[Charts and diagrams as code]
※ ※ ※

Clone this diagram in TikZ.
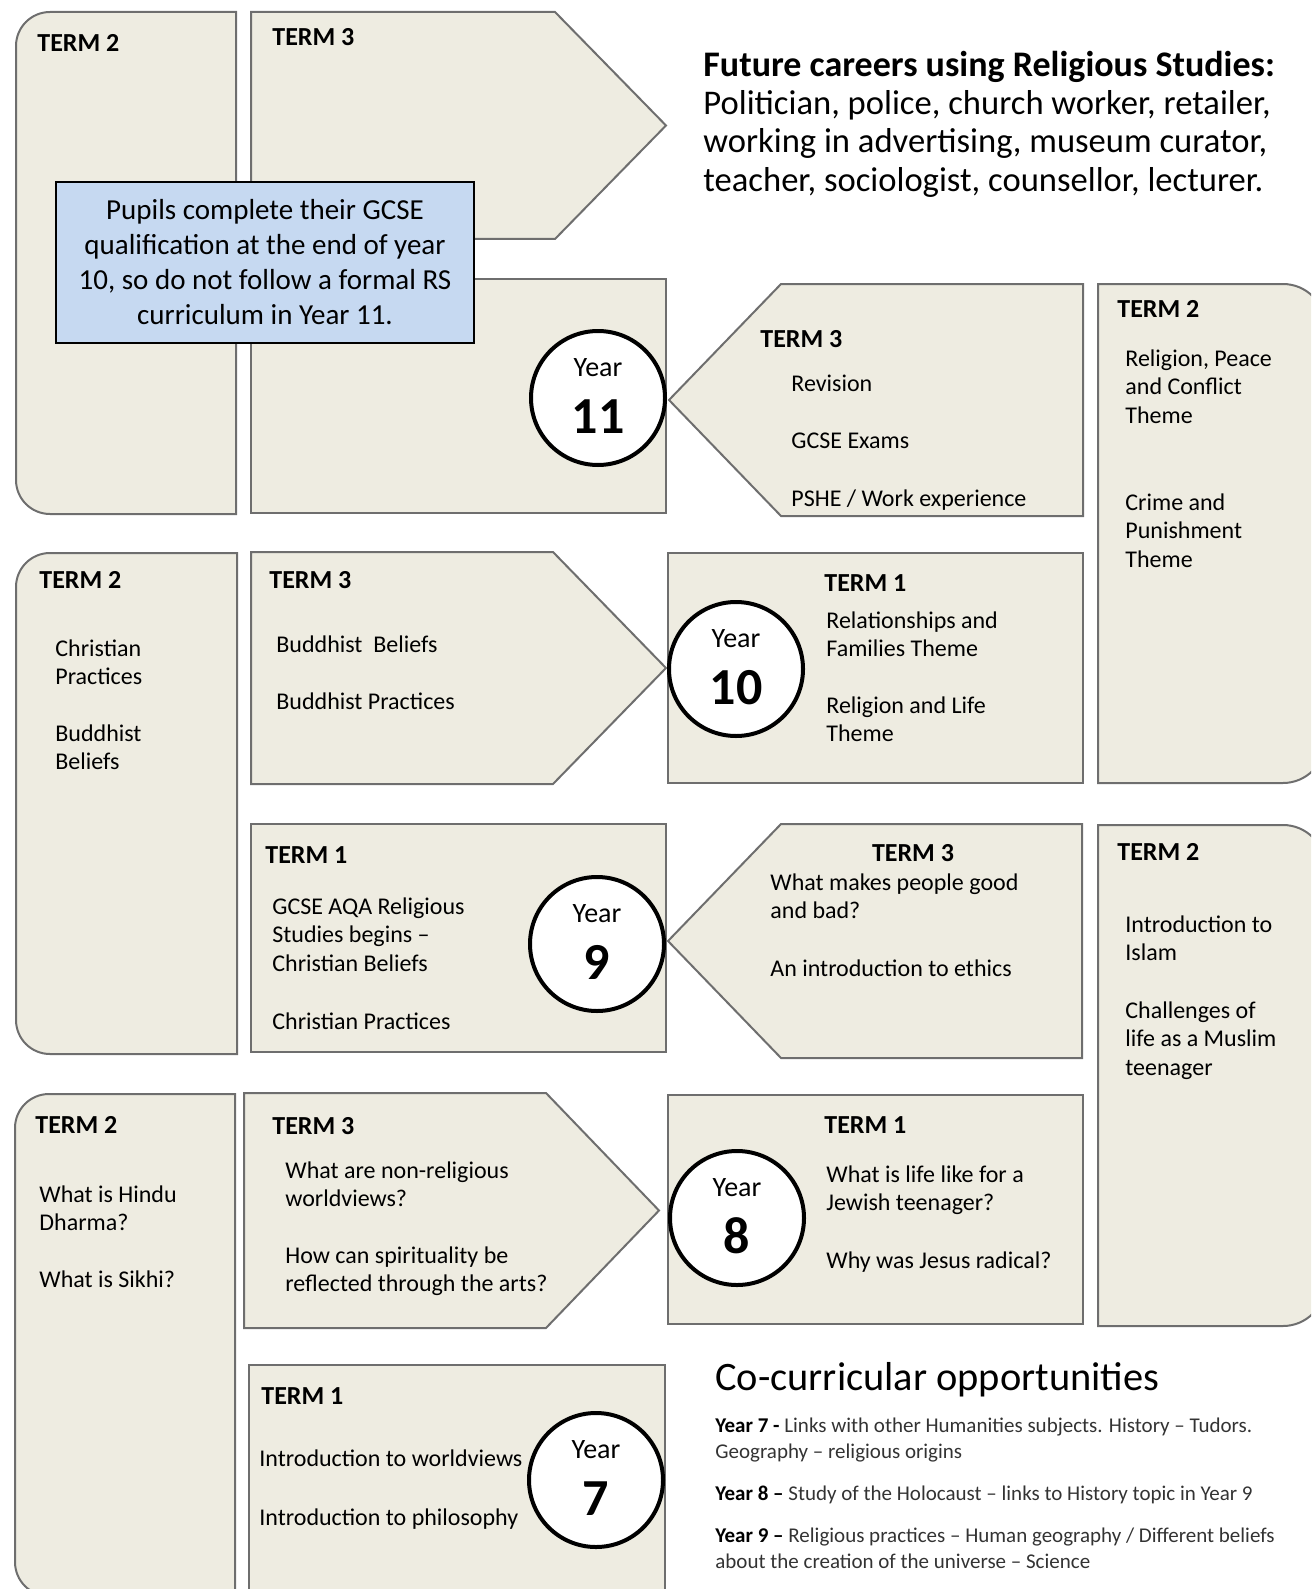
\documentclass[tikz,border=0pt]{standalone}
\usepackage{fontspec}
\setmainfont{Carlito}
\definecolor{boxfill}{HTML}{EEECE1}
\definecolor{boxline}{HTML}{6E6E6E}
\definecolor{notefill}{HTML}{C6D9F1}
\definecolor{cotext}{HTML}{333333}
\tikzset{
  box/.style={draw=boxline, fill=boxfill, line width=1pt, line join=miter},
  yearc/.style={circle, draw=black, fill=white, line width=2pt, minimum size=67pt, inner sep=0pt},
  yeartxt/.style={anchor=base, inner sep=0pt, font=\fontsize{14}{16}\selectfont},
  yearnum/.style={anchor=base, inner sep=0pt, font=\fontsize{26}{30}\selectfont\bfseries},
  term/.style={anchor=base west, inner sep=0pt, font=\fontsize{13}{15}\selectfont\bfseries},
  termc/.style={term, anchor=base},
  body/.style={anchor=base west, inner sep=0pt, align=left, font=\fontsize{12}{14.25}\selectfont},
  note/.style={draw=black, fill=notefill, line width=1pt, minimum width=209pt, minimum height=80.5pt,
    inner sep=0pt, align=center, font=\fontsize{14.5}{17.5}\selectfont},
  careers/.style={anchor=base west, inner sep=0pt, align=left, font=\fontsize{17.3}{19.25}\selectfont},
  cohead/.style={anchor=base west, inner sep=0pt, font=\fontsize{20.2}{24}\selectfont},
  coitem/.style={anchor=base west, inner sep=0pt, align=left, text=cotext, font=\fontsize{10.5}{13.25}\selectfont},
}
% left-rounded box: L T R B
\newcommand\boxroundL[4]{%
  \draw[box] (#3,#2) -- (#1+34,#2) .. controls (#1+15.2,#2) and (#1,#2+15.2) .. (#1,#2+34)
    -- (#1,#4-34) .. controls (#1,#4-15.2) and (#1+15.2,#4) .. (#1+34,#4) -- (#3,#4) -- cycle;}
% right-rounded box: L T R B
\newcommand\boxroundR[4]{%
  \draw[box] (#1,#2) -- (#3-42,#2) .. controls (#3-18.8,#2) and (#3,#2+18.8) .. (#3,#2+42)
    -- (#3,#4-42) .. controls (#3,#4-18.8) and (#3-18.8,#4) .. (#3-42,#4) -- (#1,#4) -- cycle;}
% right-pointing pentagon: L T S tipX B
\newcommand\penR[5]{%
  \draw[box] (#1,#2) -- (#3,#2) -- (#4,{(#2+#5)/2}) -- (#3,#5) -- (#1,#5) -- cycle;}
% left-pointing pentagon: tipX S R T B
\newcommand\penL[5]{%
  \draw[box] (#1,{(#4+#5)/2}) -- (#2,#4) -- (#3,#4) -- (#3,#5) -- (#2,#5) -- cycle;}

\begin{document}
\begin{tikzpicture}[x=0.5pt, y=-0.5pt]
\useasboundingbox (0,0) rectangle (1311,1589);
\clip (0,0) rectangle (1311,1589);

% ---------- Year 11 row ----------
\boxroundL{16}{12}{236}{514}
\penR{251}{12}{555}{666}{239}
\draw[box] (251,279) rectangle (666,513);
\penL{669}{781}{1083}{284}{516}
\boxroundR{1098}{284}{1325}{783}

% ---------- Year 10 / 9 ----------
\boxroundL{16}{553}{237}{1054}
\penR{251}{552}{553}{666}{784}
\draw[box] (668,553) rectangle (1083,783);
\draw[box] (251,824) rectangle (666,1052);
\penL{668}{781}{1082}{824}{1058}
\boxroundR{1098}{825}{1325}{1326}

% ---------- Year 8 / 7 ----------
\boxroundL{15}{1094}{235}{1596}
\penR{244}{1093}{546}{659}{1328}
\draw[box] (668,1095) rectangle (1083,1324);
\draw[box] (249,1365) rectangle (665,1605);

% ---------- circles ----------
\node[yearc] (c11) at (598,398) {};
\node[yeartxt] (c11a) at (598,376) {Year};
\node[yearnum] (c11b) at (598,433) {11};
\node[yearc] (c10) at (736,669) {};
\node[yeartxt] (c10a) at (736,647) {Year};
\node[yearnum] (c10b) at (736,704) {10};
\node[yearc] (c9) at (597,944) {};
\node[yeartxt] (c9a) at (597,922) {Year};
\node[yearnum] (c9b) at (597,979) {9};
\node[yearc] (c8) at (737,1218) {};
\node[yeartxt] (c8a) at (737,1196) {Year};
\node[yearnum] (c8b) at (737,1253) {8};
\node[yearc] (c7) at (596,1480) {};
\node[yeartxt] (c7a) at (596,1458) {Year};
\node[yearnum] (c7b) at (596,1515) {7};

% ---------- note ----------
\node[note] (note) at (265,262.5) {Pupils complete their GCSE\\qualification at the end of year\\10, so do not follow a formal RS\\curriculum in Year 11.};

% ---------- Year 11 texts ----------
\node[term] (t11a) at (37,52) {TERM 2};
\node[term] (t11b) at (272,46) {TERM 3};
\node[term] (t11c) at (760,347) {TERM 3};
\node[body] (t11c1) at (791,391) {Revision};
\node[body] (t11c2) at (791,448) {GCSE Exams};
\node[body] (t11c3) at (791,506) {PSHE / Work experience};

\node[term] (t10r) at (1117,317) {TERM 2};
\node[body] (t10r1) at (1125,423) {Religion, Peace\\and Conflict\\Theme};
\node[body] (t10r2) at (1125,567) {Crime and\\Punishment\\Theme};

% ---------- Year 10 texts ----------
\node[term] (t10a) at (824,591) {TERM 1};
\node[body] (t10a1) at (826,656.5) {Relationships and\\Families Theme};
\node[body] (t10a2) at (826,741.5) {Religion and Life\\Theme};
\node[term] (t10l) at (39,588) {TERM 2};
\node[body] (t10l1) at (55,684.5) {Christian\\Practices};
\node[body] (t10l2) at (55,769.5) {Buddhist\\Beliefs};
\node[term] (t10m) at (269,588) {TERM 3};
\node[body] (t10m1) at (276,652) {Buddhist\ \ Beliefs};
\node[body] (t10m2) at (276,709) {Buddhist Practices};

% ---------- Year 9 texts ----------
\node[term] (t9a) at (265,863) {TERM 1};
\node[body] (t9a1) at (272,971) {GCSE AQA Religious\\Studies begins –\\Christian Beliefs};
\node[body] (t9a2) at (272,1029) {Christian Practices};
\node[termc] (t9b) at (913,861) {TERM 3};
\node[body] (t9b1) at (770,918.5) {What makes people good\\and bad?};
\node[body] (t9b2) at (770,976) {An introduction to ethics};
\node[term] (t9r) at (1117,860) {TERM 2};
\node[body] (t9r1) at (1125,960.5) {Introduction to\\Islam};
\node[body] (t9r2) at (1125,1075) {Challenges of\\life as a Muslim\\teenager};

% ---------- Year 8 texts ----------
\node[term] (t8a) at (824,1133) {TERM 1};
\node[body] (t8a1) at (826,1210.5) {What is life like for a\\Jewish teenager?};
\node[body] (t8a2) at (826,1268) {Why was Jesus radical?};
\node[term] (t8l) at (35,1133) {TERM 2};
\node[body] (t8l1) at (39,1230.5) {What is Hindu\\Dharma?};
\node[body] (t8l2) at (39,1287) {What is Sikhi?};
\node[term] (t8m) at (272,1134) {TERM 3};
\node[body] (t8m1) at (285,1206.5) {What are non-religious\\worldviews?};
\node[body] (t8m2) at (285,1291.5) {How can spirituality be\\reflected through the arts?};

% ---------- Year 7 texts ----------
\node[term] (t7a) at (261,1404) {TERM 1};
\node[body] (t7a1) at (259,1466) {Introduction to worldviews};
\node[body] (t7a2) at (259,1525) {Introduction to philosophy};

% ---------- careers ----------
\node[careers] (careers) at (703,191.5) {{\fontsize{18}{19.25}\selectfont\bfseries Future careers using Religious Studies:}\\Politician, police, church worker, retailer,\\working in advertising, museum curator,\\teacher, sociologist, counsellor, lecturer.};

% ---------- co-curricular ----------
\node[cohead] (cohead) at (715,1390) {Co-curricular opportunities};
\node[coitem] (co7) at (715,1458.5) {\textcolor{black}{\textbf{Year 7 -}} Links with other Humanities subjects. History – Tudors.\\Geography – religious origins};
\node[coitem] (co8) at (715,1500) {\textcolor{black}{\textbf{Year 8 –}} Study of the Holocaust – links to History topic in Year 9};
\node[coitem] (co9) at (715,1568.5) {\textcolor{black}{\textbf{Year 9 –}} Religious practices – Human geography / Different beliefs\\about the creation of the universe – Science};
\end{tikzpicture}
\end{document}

※ ※ ※

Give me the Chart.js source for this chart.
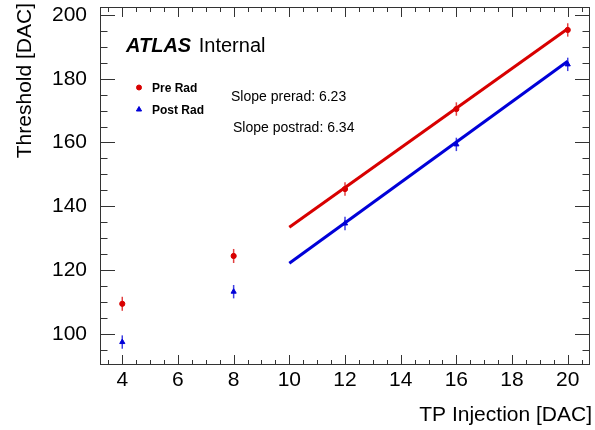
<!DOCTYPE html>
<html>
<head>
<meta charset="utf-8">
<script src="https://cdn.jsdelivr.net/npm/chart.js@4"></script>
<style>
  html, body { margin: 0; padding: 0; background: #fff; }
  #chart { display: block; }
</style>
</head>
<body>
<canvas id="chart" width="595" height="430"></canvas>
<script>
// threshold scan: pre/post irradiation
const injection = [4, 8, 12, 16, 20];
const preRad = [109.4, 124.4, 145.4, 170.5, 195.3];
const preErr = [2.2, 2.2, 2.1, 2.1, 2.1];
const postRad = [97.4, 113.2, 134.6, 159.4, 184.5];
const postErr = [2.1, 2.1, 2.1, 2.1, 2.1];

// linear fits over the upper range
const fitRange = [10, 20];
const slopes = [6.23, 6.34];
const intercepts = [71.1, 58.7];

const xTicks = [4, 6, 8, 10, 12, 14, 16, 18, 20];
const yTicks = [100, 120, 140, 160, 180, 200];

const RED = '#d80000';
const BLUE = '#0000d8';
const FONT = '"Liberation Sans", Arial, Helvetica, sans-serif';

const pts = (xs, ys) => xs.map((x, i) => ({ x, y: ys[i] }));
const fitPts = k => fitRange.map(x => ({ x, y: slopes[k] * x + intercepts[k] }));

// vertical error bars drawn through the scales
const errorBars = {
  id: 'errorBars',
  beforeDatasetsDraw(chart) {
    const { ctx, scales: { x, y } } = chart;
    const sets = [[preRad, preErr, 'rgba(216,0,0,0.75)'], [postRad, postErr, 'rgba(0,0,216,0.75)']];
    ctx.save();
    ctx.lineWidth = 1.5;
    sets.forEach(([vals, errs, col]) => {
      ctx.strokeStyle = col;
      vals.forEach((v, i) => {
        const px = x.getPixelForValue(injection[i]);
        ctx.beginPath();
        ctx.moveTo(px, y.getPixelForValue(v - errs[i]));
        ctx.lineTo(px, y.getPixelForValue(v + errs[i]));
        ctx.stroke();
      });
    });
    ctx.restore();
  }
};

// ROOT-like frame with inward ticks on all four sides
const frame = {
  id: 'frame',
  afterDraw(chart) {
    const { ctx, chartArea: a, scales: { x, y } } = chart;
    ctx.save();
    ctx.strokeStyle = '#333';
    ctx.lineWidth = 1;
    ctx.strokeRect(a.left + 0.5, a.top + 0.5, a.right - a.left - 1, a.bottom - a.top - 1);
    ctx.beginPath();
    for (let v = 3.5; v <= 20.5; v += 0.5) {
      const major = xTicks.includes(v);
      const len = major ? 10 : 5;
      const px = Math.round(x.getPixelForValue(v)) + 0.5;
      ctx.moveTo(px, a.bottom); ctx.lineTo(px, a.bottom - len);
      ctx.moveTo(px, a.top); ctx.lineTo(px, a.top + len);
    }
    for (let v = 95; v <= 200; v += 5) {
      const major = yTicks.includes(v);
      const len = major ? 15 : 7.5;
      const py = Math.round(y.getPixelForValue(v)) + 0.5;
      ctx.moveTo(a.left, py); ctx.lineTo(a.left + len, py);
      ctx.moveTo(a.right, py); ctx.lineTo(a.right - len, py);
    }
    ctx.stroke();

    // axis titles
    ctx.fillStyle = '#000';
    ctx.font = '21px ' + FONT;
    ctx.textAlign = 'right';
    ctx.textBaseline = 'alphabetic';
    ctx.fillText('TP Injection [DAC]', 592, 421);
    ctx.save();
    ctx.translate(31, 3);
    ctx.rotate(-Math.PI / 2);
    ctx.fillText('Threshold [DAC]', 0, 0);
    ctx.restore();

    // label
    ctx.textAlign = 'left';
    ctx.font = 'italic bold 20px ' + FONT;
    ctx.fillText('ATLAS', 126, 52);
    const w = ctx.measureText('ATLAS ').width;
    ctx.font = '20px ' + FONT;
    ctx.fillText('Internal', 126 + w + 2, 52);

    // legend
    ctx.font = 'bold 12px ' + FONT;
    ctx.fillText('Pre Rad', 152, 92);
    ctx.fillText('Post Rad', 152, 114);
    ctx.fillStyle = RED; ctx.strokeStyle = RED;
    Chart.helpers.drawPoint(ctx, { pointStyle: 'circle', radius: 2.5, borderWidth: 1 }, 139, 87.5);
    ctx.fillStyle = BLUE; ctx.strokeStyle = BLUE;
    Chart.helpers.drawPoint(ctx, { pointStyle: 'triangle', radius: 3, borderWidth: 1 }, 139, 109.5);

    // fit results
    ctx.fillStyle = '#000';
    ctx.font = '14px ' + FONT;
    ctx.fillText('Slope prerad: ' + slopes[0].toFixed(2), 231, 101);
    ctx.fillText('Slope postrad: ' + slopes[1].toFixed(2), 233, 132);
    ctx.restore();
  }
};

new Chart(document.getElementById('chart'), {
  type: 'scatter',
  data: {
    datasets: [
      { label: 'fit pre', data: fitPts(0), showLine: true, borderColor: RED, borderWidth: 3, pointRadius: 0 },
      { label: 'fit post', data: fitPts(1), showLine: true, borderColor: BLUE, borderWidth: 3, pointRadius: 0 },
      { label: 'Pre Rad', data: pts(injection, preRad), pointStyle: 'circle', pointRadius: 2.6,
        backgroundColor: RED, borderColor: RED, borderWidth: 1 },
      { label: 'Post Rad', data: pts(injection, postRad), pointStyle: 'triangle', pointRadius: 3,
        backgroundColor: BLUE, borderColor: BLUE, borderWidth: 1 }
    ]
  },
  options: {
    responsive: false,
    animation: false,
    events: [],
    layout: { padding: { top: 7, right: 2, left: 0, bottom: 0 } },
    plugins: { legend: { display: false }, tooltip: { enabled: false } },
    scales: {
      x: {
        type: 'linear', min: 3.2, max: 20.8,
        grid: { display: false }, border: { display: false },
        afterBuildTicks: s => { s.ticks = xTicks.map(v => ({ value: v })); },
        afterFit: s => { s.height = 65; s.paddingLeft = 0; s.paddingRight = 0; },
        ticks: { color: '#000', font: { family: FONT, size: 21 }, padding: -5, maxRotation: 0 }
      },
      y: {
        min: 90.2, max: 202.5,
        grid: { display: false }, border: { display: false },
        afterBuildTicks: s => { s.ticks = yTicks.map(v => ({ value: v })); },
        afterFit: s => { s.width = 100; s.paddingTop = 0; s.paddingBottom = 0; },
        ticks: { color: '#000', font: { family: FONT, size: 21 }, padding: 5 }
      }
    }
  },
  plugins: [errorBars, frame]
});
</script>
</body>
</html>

※ ※ ※

▶ _PROMPT_
Skip all pictures. Output only the lines from the one containing "Give me the Chart.js source for this chart." to the one containing "const fitPts = k", both lines included.

▶ _OUTPUT FOR THIS TASK_
Give me the Chart.js source for this chart.
<!DOCTYPE html>
<html>
<head>
<meta charset="utf-8">
<script src="https://cdn.jsdelivr.net/npm/chart.js@4"></script>
<style>
  html, body { margin: 0; padding: 0; background: #fff; }
  #chart { display: block; }
</style>
</head>
<body>
<canvas id="chart" width="595" height="430"></canvas>
<script>
// threshold scan: pre/post irradiation
const injection = [4, 8, 12, 16, 20];
const preRad = [109.4, 124.4, 145.4, 170.5, 195.3];
const preErr = [2.2, 2.2, 2.1, 2.1, 2.1];
const postRad = [97.4, 113.2, 134.6, 159.4, 184.5];
const postErr = [2.1, 2.1, 2.1, 2.1, 2.1];

// linear fits over the upper range
const fitRange = [10, 20];
const slopes = [6.23, 6.34];
const intercepts = [71.1, 58.7];

const xTicks = [4, 6, 8, 10, 12, 14, 16, 18, 20];
const yTicks = [100, 120, 140, 160, 180, 200];

const RED = '#d80000';
const BLUE = '#0000d8';
const FONT = '"Liberation Sans", Arial, Helvetica, sans-serif';

const pts = (xs, ys) => xs.map((x, i) => ({ x, y: ys[i] }));
const fitPts = k => fitRange.map(x => ({ x, y: slopes[k] * x + intercepts[k] }));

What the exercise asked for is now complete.